Russia Approves Terms for Free Trade Pact With Vietnam
The Russian government said Monday that it has approved a draft agreement for a free trade zone between Vietnam and the Russia-led Eurasian Economic Union (EEU) as Moscow seeks to boost ties with Asia amid worsening relations with the West over the Ukraine crisis.
The draft document lowers or annuls import duties on a wide range of goods with the exception of several unidentified "sensitive commodity items," the government said in a press release.

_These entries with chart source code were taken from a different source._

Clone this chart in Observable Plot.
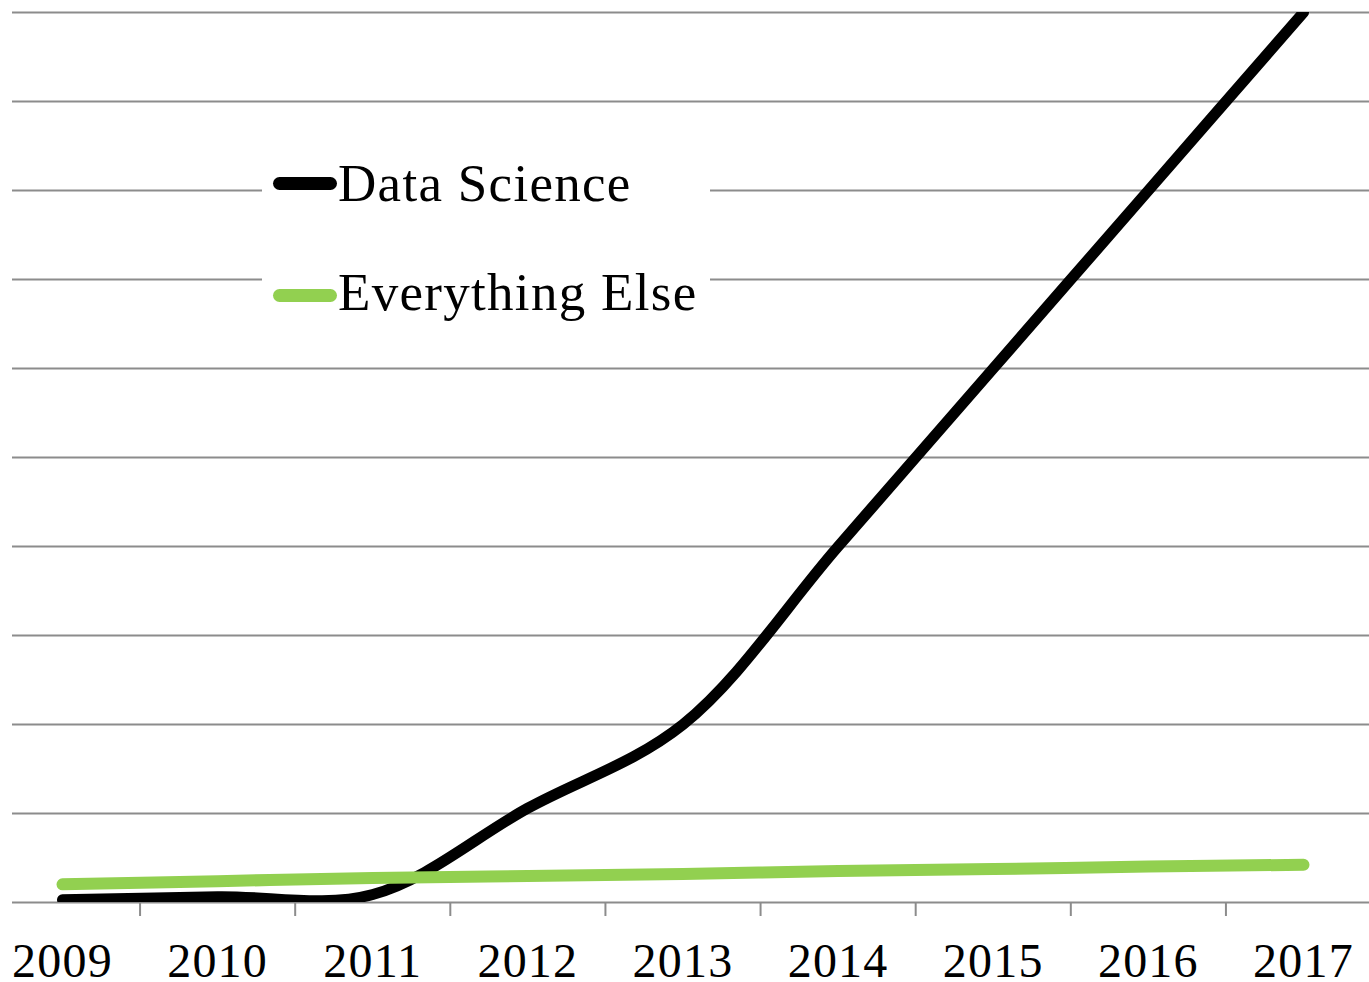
<!DOCTYPE html>
<html>
<head>
<meta charset="utf-8">
<script src="https://cdn.jsdelivr.net/npm/d3@7"></script>
<script src="https://cdn.jsdelivr.net/npm/@observablehq/plot@0.6"></script>
<style>
  html, body { margin: 0; padding: 0; background: #fff; }
  #wrap { position: relative; width: 1369px; height: 982px; font-family: "Liberation Serif", serif; }
  #legend { position: absolute; left: 262px; top: 150px; width: 448px; height: 180px; background: #fff; }
  .item { position: absolute; left: 0; height: 52px; }
  .swatch { position: absolute; left: 11px; width: 64px; height: 13px; border-radius: 6.5px; }
  .label { position: absolute; left: 76px; top: 0; font-size: 53px; line-height: 52px; letter-spacing: 1.3px; white-space: nowrap; color: #000; }
  #chart svg text { letter-spacing: 1.2px; }
</style>
</head>
<body>
<div id="wrap">
  <div id="chart"></div>
  <div id="legend"></div>
</div>
<script>
// ---- data ----
const years = [2009, 2010, 2011, 2012, 2013, 2014, 2015, 2016, 2017];
const dataScience = [0.03, 0.065, 0.09, 1.06, 2.0, 4.0, 6.0, 8.0, 10.0];
const everythingElse = [0.204, 0.24, 0.275, 0.297, 0.32, 0.354, 0.376, 0.404, 0.424];
const seriesNames = ["Data Science", "Everything Else"];
const seriesColors = ["#000000", "#92d050"];
const yGrid = [0, 1, 2, 3, 4, 5, 6, 7, 8, 9, 10];
const categoryBoundaries = years.slice(0, -1).map(y => y + 0.5);

const rowsDS = years.map((year, i) => ({year, value: dataScience[i]}));
const rowsEE = years.map((year, i) => ({year, value: everythingElse[i]}));

const chart = Plot.plot({
  width: 1369,
  height: 982,
  marginTop: 12,
  marginBottom: 80,
  marginLeft: 12,
  marginRight: 0,
  style: {fontFamily: "Liberation Serif, serif", background: "#fff", overflow: "visible"},
  x: {domain: [2009, 2017], range: [62, 1303], axis: null, label: null},
  y: {domain: [0, 10], axis: null, label: null},
  marks: [
    Plot.ruleY(yGrid, {stroke: "#8c8c8c", strokeWidth: 2}),
    Plot.axisX(categoryBoundaries, {tickSize: 14, tickFormat: () => "", label: null, stroke: "#8c8c8c", strokeWidth: 2, strokeOpacity: 1}),
    Plot.axisX(years, {tickSize: 0, tickPadding: 40, tickFormat: d => String(d), label: null, fontSize: 48, fill: "#000"}),
    Plot.line(rowsDS, {x: "year", y: "value", stroke: seriesColors[0], strokeWidth: 11, curve: "catmull-rom", clip: true}),
    Plot.line(rowsEE, {x: "year", y: "value", stroke: seriesColors[1], strokeWidth: 12, curve: "catmull-rom"})
  ]
});
document.getElementById("chart").appendChild(chart);

// legend (inside plot area, white box over gridlines)
const legend = document.getElementById("legend");
const tops = [7, 116];
seriesNames.forEach((name, i) => {
  const item = document.createElement("div");
  item.className = "item";
  item.style.top = tops[i] + "px";
  const sw = document.createElement("span");
  sw.className = "swatch";
  sw.style.background = seriesColors[i];
  sw.style.top = (i === 0 ? 20 : 23) + "px";
  const lb = document.createElement("span");
  lb.className = "label";
  lb.textContent = name;
  item.appendChild(sw);
  item.appendChild(lb);
  legend.appendChild(item);
});
</script>
</body>
</html>
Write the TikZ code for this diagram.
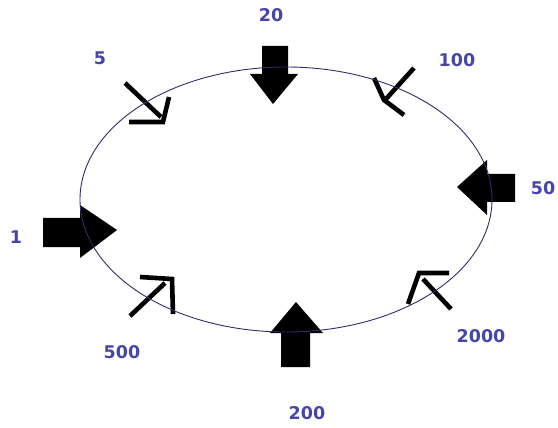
\documentclass[tikz,border=0pt]{standalone}
\usepackage{fontspec}
\newfontfamily\labfont{DejaVu Sans}
\definecolor{labcol}{RGB}{70,70,168}
\definecolor{ringcol}{RGB}{45,45,110}
\begin{document}
\begin{tikzpicture}[x=1pt,y=-1pt,
  lab/.style={text=labcol,font=\labfont\bfseries\fontsize{17.5}{20}\selectfont,inner sep=0pt},
  block/.style={fill=black,draw=none},
  thin/.style={draw=black,line width=4.6pt,miter limit=10}]
\useasboundingbox[fill=white] (0,0) rectangle (558,428);
% block arrows
\fill[block] (43,218) -- (80,218) -- (80,205) -- (117,230) -- (80,258) -- (80,247) -- (43,247) -- cycle;
\fill[block] (262,46) -- (288,46) -- (288,74) -- (298,74) -- (273,104) -- (250,74) -- (262,74) -- cycle;
\fill[block] (515,174) -- (487,174) -- (487,160) -- (457,187) -- (487,215) -- (487,202) -- (515,202) -- cycle;
\fill[block] (281,367) -- (310,367) -- (310,333) -- (323,333) -- (296,302) -- (270,333) -- (281,333) -- cycle;
% thin arrows
\draw[thin] (125,83) -- (161,117);
\draw[thin] (129,122) -- (163,122) -- (169,97);
\draw[thin] (414,68) -- (386,99);
\draw[thin] (374,78) -- (384,100) -- (404,115);
\draw[thin] (130,316) -- (165,283);
\draw[thin] (140,277) -- (172,279) -- (173,314);
\draw[thin] (451,309) -- (423,279);
\draw[thin] (449,273) -- (419,273) -- (408,304);
% ring
\draw[ringcol,line width=0.9pt] (286,199.5) ellipse [x radius=206,y radius=132.5];
% labels
\node[lab] (l20) at (271,15) {20};
\node[lab] (l5) at (100,58) {5};
\node[lab] (l100) at (457,60) {100};
\node[lab] (l50) at (543,188) {50};
\node[lab] (l1) at (16,237) {1};
\node[lab] (l500) at (122,352) {500};
\node[lab] (l2000) at (481,336) {2000};
\node[lab] (l200) at (307,413) {200};
\end{tikzpicture}
\end{document}
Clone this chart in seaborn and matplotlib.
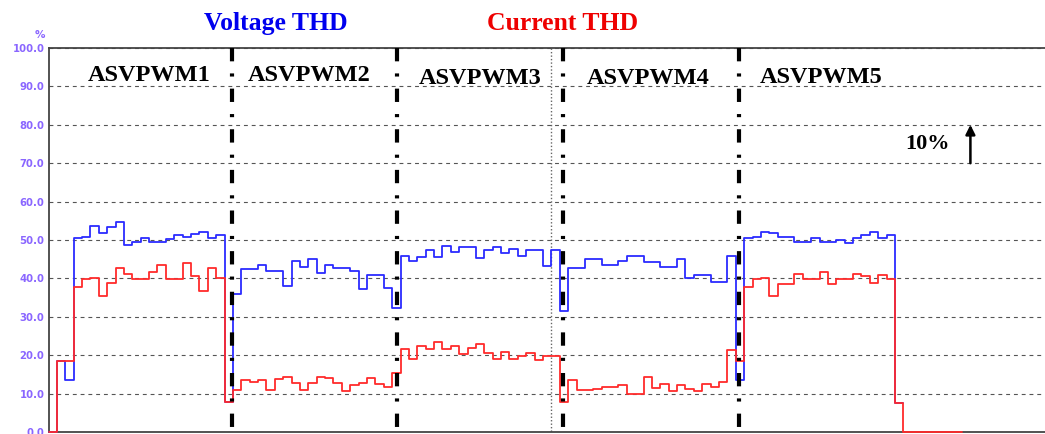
import numpy as np
import pandas as pd
import matplotlib
matplotlib.use("Agg")
import matplotlib.pyplot as plt
import seaborn as sns

# THD trend samples (%), one value per recording interval
voltage_thd = [
    0.0, 18.5, 13.5, 50.5, 50.8, 53.6, 51.7, 53.3, 54.6, 48.6,
    49.5, 50.6, 49.5, 49.5, 50.2, 51.4, 50.7, 51.5, 52.1, 50.6,
    51.4, 7.7, 36.0, 42.5, 42.5, 43.6, 41.9, 41.9, 38.0, 44.5,
    43.0, 45.0, 41.5, 43.6, 42.8, 42.8, 41.8, 37.3, 41.0, 41.0,
    37.5, 32.4, 45.8, 44.6, 45.5, 47.4, 45.7, 48.5, 46.8, 48.1,
    48.1, 45.3, 47.4, 48.3, 46.6, 47.6, 45.8, 47.4, 47.4, 43.2,
    47.4, 31.6, 42.6, 42.6, 45.1, 45.1, 43.5, 43.5, 44.5, 45.9,
    45.9, 44.4, 44.4, 42.9, 42.9, 45.1, 40.0, 40.9, 40.9, 39.0,
    39.0, 45.8, 13.5, 50.5, 50.7, 52.0, 51.7, 50.9, 50.9, 49.4,
    49.4, 50.6, 49.4, 49.4, 50.1, 49.2, 50.5, 51.2, 52.0, 50.6,
    51.4, 7.5,
]

current_thd = [
    0.0, 18.5, 18.5, 37.8, 39.8, 40.1, 35.3, 38.8, 42.8, 41.2,
    39.8, 39.8, 41.6, 43.4, 39.8, 39.8, 44.0, 40.6, 36.6, 42.6,
    40.0, 7.7, 11.0, 13.5, 13.1, 13.5, 11.0, 13.7, 14.2, 12.7,
    10.9, 12.7, 14.4, 14.0, 12.7, 10.7, 12.2, 12.7, 14.0, 12.5,
    11.6, 15.4, 21.5, 19.0, 22.3, 21.5, 23.5, 21.5, 22.4, 20.4,
    22.0, 23.0, 20.6, 19.0, 20.9, 19.0, 19.9, 20.7, 18.7, 19.7,
    19.7, 7.8, 13.5, 10.9, 10.9, 11.1, 11.7, 11.7, 12.3, 10.0,
    10.0, 14.3, 11.5, 12.4, 10.7, 12.2, 11.1, 10.7, 12.4, 11.6,
    12.9, 21.4, 18.5, 37.7, 39.9, 40.2, 35.4, 38.6, 38.6, 41.1,
    39.8, 39.8, 41.7, 38.5, 39.9, 39.9, 41.1, 40.6, 38.9, 41.0,
    39.9, 7.5, 0.0, 0.0, 0.0, 0.0, 0.0, 0.0, 0.0,
]

# Switching-scheme boundaries (sample index) and the analyser cursor
scheme_names = ["ASVPWM1", "ASVPWM2", "ASVPWM3", "ASVPWM4", "ASVPWM5"]
scheme_label_x = [12.0, 31.1, 51.5, 71.5, 92.2]
scheme_label_y = [91.3, 91.3, 90.6, 90.7, 90.8]
scheme_bounds = [21.9, 41.6, 61.4, 82.4]
cursor_pos = 60.0

y_ticks = [0, 10, 20, 30, 40, 50, 60, 70, 80, 90, 100]
y_tick_labels = [f"{v:.1f}" for v in y_ticks]


def step_frame(values):
    vals = np.asarray(values, dtype=float)
    idx = np.arange(len(vals) + 1)
    return pd.DataFrame({"sample": idx, "thd": np.append(vals, vals[-1])})


sns.set_theme(style="white")
plt.rcParams["font.family"] = ["DejaVu Sans"]

W, H = 1045, 434
fig = plt.figure(figsize=(W / 100, H / 100), dpi=100)
ax = fig.add_axes([48.5 / W, 2 / H, 1 - 48.5 / W, 384 / H])

blue = "#2b2bff"
red = "#ff2b2b"

sns.lineplot(data=step_frame(voltage_thd), x="sample", y="thd", ax=ax,
             drawstyle="steps-post", color=blue, lw=1.3, estimator=None,
             sort=False, zorder=2.6, clip_on=False)
sns.lineplot(data=step_frame(current_thd), x="sample", y="thd", ax=ax,
             drawstyle="steps-post", color=red, lw=1.3, estimator=None,
             sort=False, zorder=2.7, clip_on=False)

ax.set_xlim(0, 118.9)
ax.set_ylim(0, 100)
ax.set_xticks([])
ax.set_yticks(y_ticks)
ax.set_yticklabels(y_tick_labels, fontweight="bold")
ax.tick_params(axis="y", length=0, pad=3, labelsize=7.3, labelcolor="#8a66ff")
ax.set_xlabel("")
ax.set_ylabel("")

ax.yaxis.grid(True, linestyle=(0, (3.5, 3.5)), color="#555555", lw=0.8)
ax.set_axisbelow(True)

for side in ["left", "top", "bottom"]:
    ax.spines[side].set_color("#444444")
    ax.spines[side].set_linewidth(1.3)
ax.spines["right"].set_visible(False)

# Thick dash-dot separators between schemes, drawn top-down
for xb in scheme_bounds:
    ax.plot([xb, xb], [100, 0], color="black", lw=3.0,
            linestyle=(0, (3.2, 2.9, 0.75, 2.9)), solid_capstyle="butt",
            dash_capstyle="butt", zorder=3)
ax.plot([cursor_pos, cursor_pos], [100, 0], color="#666666", lw=1.0,
        linestyle=(0, (1, 1.5)), zorder=1.5)

serif = "Liberation Serif"
for name, xl, yl in zip(scheme_names, scheme_label_x, scheme_label_y):
    ax.text(xl, yl, name, ha="center", va="baseline", fontsize=17.5,
            fontweight="bold", family=serif, color="black", zorder=4)

ax.text(27.1, 106.3, "Voltage THD", ha="center", va="center", fontsize=18.5,
        fontweight="bold", family=serif, color="#0000ee", clip_on=False)
ax.text(61.3, 106.3, "Current THD", ha="center", va="center", fontsize=18.5,
        fontweight="bold", family=serif, color="#ee0000", clip_on=False)

ax.text(-0.0035, 1.034, "%", transform=ax.transAxes, ha="right",
        va="center", fontsize=7.5, color="#8a66ff", fontweight="bold")

ax.text(104.9, 73.7, "10%", ha="center", va="baseline", fontsize=16,
        fontweight="bold", family=serif, color="black")
ax.annotate("", xy=(110, 80), xytext=(110, 70),
            arrowprops=dict(arrowstyle="-|>", color="black", lw=1.8,
                            mutation_scale=14, shrinkA=0, shrinkB=0))

fig.savefig("out.png", dpi=100)
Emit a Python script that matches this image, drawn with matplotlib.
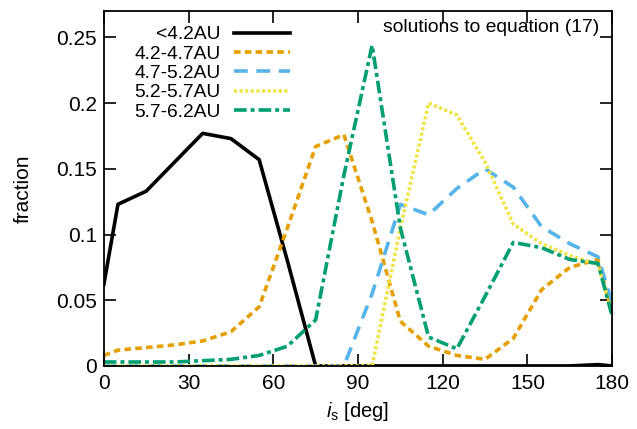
import matplotlib
matplotlib.use("Agg")
import matplotlib.pyplot as plt

plt.rcParams['font.family'] = ['Liberation Sans', 'DejaVu Sans']
plt.rcParams['mathtext.fontset'] = 'custom'
plt.rcParams['mathtext.rm'] = 'Liberation Sans'
plt.rcParams['mathtext.it'] = 'Liberation Sans:italic'

# inclinacion (centros de los bins)
inc = [0, 5, 15, 25, 35, 45, 55, 65, 75, 85, 95, 105, 115, 125, 135, 145, 155, 165, 175, 180]

lt42 = [0.062, 0.123, 0.133, 0.155, 0.177, 0.173, 0.157, 0.080, 0.0, 0.0,
        0.0, 0.0, 0.0, 0.0, 0.0, 0.0, 0.0, 0.0, 0.001, 0.0]
r42_47 = [0.008, 0.012, 0.014, 0.016, 0.019, 0.026, 0.045, 0.105, 0.167, 0.176,
          0.110, 0.034, 0.015, 0.008, 0.005, 0.021, 0.058, 0.075, 0.081, 0.040]
r47_52 = [0.0, 0.0, 0.0, 0.0, 0.0, 0.0, 0.0, 0.0, 0.0, 0.0,
          0.055, 0.123, 0.115, 0.135, 0.150, 0.136, 0.106, 0.093, 0.083, 0.048]
r52_57 = [0.0, 0.0, 0.0, 0.0, 0.0, 0.0, 0.0, 0.0, 0.0, 0.0,
          0.0, 0.105, 0.200, 0.191, 0.155, 0.108, 0.093, 0.084, 0.077, 0.040]
r57_62 = [0.003, 0.003, 0.003, 0.003, 0.004, 0.005, 0.008, 0.015, 0.035, 0.145,
          0.244, 0.105, 0.022, 0.013, 0.053, 0.094, 0.090, 0.081, 0.078, 0.038]

labels = ["<4.2AU", "4.2-4.7AU", "4.7-5.2AU", "5.2-5.7AU", "5.7-6.2AU"]
series = [lt42, r42_47, r47_52, r52_57, r57_62]
colores = ["black", "#E69F00", "#56B4E9", "#F0E442", "#009E73"]
estilos = [None, (1.8, 1.2), (3.8, 2.4), (0.85, 0.7), (3.5, 1.1, 1.1, 1.1)]

fig = plt.figure(figsize=(6.37, 4.29), dpi=100)
ax = fig.add_axes([0.163, 0.147, 0.798, 0.827])

for y, lab, c, d in zip(series, labels, colores, estilos):
    line, = ax.plot(inc, y, color=c, lw=2.6, label=lab)
    if d is not None:
        line.set_dashes(d)

ax.set_xlim(0, 180)
ax.set_ylim(0, 0.27)
ax.set_xticks([0, 30, 60, 90, 120, 150, 180])
ax.set_yticks([0, 0.05, 0.1, 0.15, 0.2, 0.25])
ax.set_yticklabels(["0", "0.05", "0.1", "0.15", "0.2", "0.25"])
ax.tick_params(direction='in', length=8.5, width=1.2, top=True, right=True,
               labelsize=15, pad=6)
ax.tick_params(axis='y', pad=5)
for s in ax.spines.values():
    s.set_linewidth(1.3)

ax.set_xlabel(r"$i_{\rm s}$ [deg]", fontsize=14.5, labelpad=5)
ax.set_ylabel("fraction", fontsize=15, labelpad=17)

leg = ax.legend(loc='upper left', bbox_to_anchor=(0.022, 1.012), frameon=False,
                markerfirst=False, fontsize=13.8, handlelength=2.9,
                handletextpad=0.7, labelspacing=0.1, borderaxespad=0.6)

ax.text(0.975, 0.955, "solutions to equation (17)", transform=ax.transAxes,
        ha='right', va='center', fontsize=13.9)

fig.savefig("out.png", dpi=100)
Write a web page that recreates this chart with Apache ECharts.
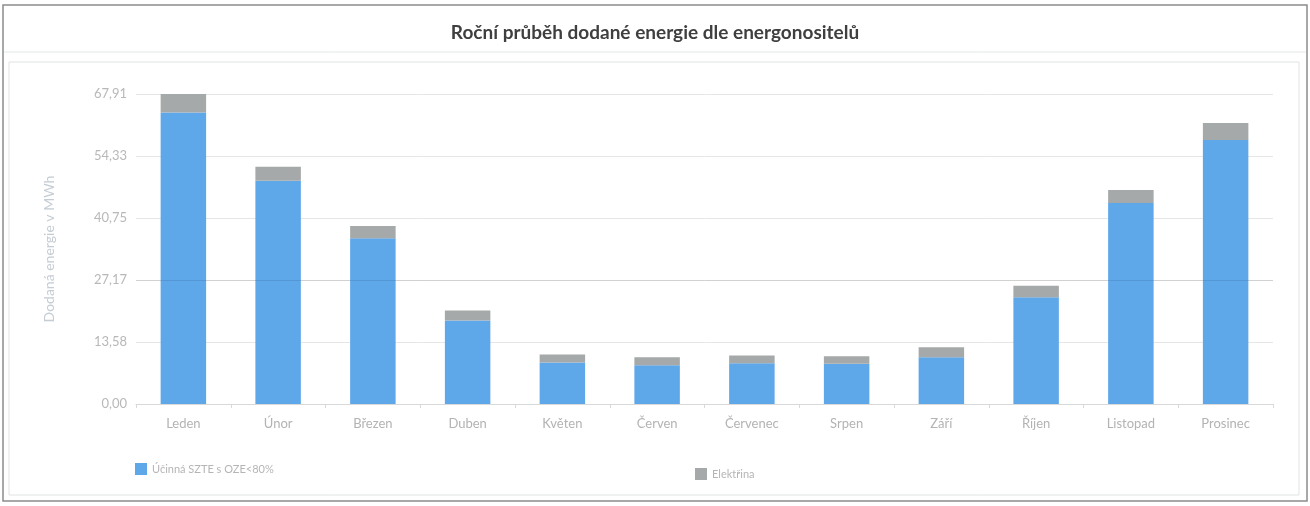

The agreement will be ratified on May 29 at a summit meeting of the EEU, the Interfax news agency cited Kazakh President Nursultan Nazarbayev as saying earlier this month. The EEU, officially formed on Jan. 1 this year after heavy Russian lobbying, is an economic alliance of post-Soviet nations consisting of Russia, Belarus, Kazakhstan and Armenia.
The deal marks another stepping stone in Russia's move to boost economic ties with Asia as Moscow hunts for new sources of investment to fill the gap left by Western sanctions over the Ukraine crisis.
While trade turnover between Vietnam and Russia stood at just under $4 billion in 2013, according to Russia's Economic Development Ministry, Russian Prime Minister Dmitry Medvedev said in April that he sees trade rising to $10 billion a year over the next five years.
A deal with Vietnam could also serve as a launchpad for Russia to ultimately reach a free trade agreement with the Association of Southeast Asian Nations (ASEAN), a trade bloc of the regions' biggest economies.
ASEAN's members include Vietnam, Indonesia, Malaysia, Singapore, Thailand and the Philippines. The trade bloc's total gross domestic product stood at $2.4 trillion in 2013, which, if considered as a single country, would make it the seventh-largest economy in the world, according to an ASEAN report published last year and cited by consulting group McKinsey.